The Deadliest Fires Yet

Fires are becoming more frequent in California, with an increasing number of people living closer to affected areas. The state suffered the largest and most destructive wildfires in state history in 2017 and 2018. The 2018 Camp Fire alone claimed the lives of 86 people and devastated the town of Paradise.

With this danger in the “wildland-urban interface”—essentially where hazardous wildlands meet homes and businesses—residents and business owners need to understand their risk. Education is essential to protect these areas. “Education is one of the first steps to help residents take necessary precautions against wildfires,” said Marcel Milani, Global Strategy Leader, Resilient Construction, DuPont. “Once business and homeowners understand what’s at risk, and that they are in control of building site retrofits that could save their property and their lives, they will invest in change.”

California is Taking Steps to Limit the Next Big Fire

California has developed Fire Hazard Severity Zone Maps to demonstrate the areas that have the greatest probability and intensity of potential wildfires. These maps help show which homes need to meet Chapter 7A of the California Building Code, which requires homes be built to certain fire-safe standards. Paradise which has experienced multiple fires since 2008, provides an important example of why this is so significant. Homes built in compliance with Chapter 7A codes tended to fare better than those built before 2008, when the codes were put in place. Of the 350 homes built to the Chapter 7A code in Paradise, 51 percent survived compared to 18 percent of the 12,100 homes built before 2008.

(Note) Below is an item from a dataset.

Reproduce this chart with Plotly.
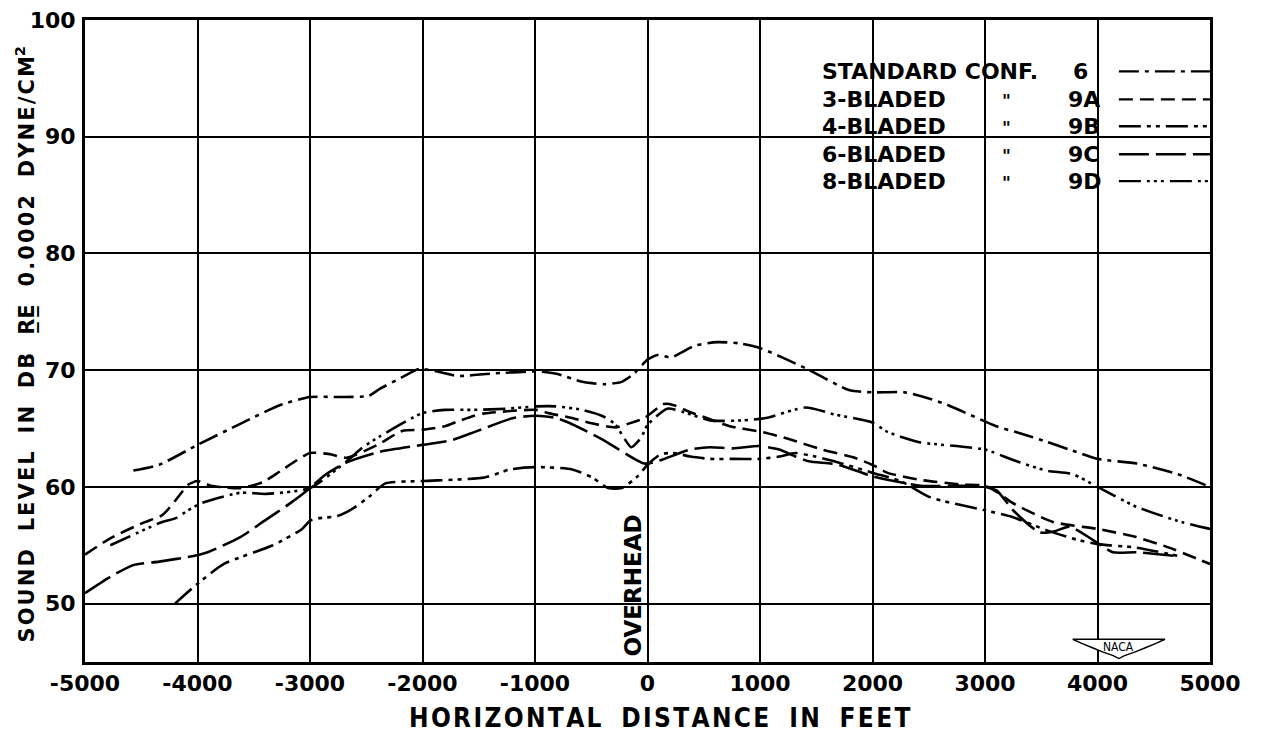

However, in some cases, the rising cost of homes and increasing population leads to communities that, according to the report, are “disproportionately of lower socioeconomic status, elderly or otherwise more vulnerable.” The costs of fire-resistant structures mean fire-resistant homes likely need to be built alongside retrofitted buildings. Indeed, the report found that perceived cost was one reason 7A codes were not adopted. And for vulnerable populations, there needs to be help. “Reducing the costs of retrofitting homes and buildings to fire-resistant standards would be a step in the right direction,” said Karen MacClune, Ph.D., Executive Director for ISET-International. “Providing funding or low-cost loans for the most vulnerable would support them to take action.”

Pushing the Conversation Forward

Despite California instituting new building codes and statewide fire hazard mapping, the study recommends that further practices need to be undertaken. Other key takeaways from the report include:

  • There needs to be more data on benefits and costs of mitigation that could in turn help set priorities
  • There continues to be development in high-risk areas, further amplifying the risk and danger of these fires
  • Many Californians impacted by fire are slow to take actions to reduce their risk
  • There needs to be more preparation for a fire’s aftermath
  • Mechanisms are required to ensure adequate insurance

All of this leads back to the core concept of resilience.

“With resilience, it’s about minimizing impact, avoiding impact or shortening impact. Our job as an insurance provider is to make someone whole after an event,” said Ben Harper, Head of Corporate Sustainability at Zurich North America. “Proper resiliency planning differs based on the customer and the region, among other variables. But it shares a common thread: action before an event.”